Making it real in fiction: Dialog, Settings and Historical Events

January 8, 2016 | Tags: , , , | 1 Comment

If plot and character form the heart and soul of fiction, then dialogue, setting and historical accuracy comprise the flesh and bones. Rather than presume to make definitive statements on any of these, I’ll enumerate a few precepts that work for me in¬†writing fiction.

Realism in Dialogue:

  1. Say it aloud. Does it sound at all forced or awkward? Then it has to change.
  2. Brevity is best. But when a character must expound, revise it to a minimum.
  3. Understand the class and ethnicity of your characters. Differentiating speech patterns can be difficult, but will help the reader keep your characters straight. Also, see 1. above.
  4. Go easy on accents. An over-stressed phonetic accuracy stereotypes and diminishes a character. Even for comic relief, this sort of thing can be hard on the eyes.
  5. To dialog or not to dialog? Err on the side of more dialog, but know its limitations. You want it to display character and advance the story, but physical actions are better portrayed in exposition. Show them doing it, don’t have them tell us about it.

Realism in Setting:

  1. Can you see it? Whether it’s a hotel lobby, a street in New York, or a neighborhood in a city of your imagination, you have to see it in detail if it forms a significant part of your story. Make a diagram if you have to.
  2. Real places demand in-depth knowledge or solid research. The more well-known the setting (think iconic sights and cities), the more your readers will demand accuracy. Consult maps when necessary.
  3. Scenery and props are setting, too. Significant detail will flesh out the setting. ‘He sat down’ tells you something. ‘He sat in one of the red plush armchairs against the foyer wall’ adds elements of setting and mood. Likewise ‘She drove to the church at 5 pm’ versus ‘She drove to church at dusk under a flaming sky.’

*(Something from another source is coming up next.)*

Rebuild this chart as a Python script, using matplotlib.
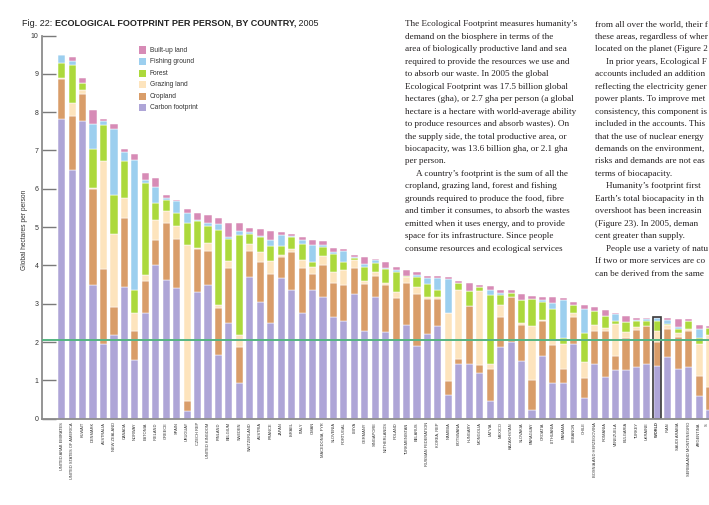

Making Historical Events Real:

  1. Research, research, research. Internet research is fine, but get yourself to a library for original documents where possible. Look to experts for advice.
  2. Know the details of your setting. Get acquainted with clothing, household items, professional gear and architecture of the target period.
  3. Use novels of the period. Read copiously for a grounding in the speech of the time and for a sense of the zeitgeist.
  4. Vocabulary differences. Don’t assume your personal word stock is up to the challenge. To cite a well-known example, a psychiatrist in the nineteenth century was called an alienist.
  5. Employ slang and archaisms of the time, but only very sparsely and judiciously.
  6. Wear your research lightly. There will be a temptation to use everything you learn. Don’t do it.

Volumes have been written on these aspects of writing, and for good reason. But a writer has to start somewhere, and these time-tested tips will take you a long way toward realism in your fiction.